Ádám Borics (born July 7, 1993) is a Hungarian mixed martial artist who competes in the Featherweight division of Bellator MMA. As of October 4, 2022, he is #1 in the Bellator Featherweight Rankings.

Early life 
Ádám Borics was born in Eger on 7 July 1993. He was raised in a village called Sirok. He started his studies there and spent his free time working out and playing football.  At the age of 16 he started training Muay Thai with one of his friends and at the age of 17 he took part in his very first MMA training and fell in love with the sport.
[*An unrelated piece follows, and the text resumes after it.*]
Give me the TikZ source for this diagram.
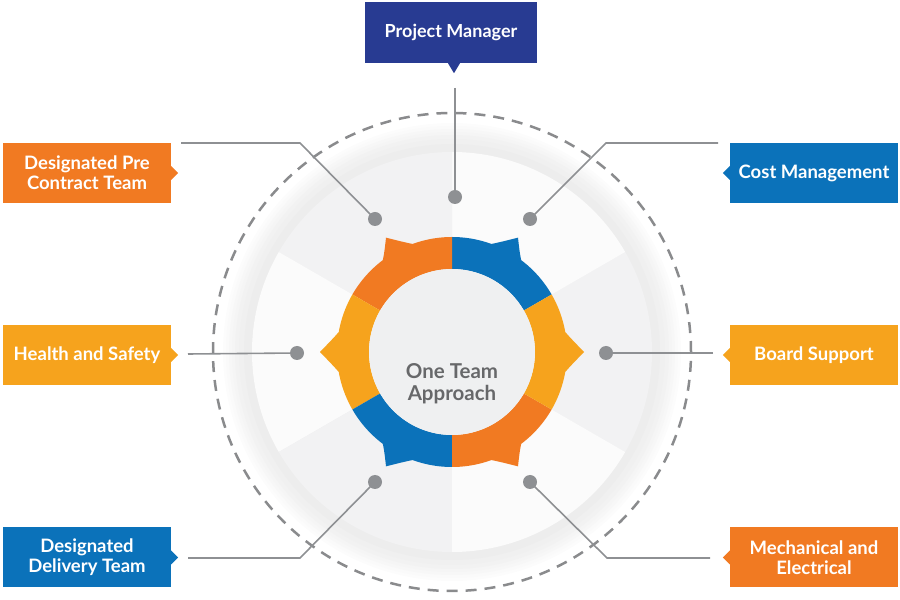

He was admitted to the University of Physical Education, but he decided to focus his financial and physical resources on sports, so he stopped his studies and took up a job in addition to training. At first, he worked as a masseuse and led training sessions himself.

Mixed martial arts career

Amateur career 
During secondary school Borics took part in numerous Kempo and amateur MMA fights to develop. When he finished his studied, he moved to Eger for better possibilities. Since he was in need of money to pay his trainings, he started teaching MMA and gave massages too.

Professional career 
Borics made his debut at the 5th event of HFC (Hungarian Fight Championship) on 1 August  2014. His opponent was Dániel Hajzer, who got submitted via heel hook shortly after 1 minute.

On 11 October, he faced József Tárnai on HFC 6. Ádám won by unanimous decision. He also faced Ádám Németh the same night, whom he defeated in the 2nd round with by knockout.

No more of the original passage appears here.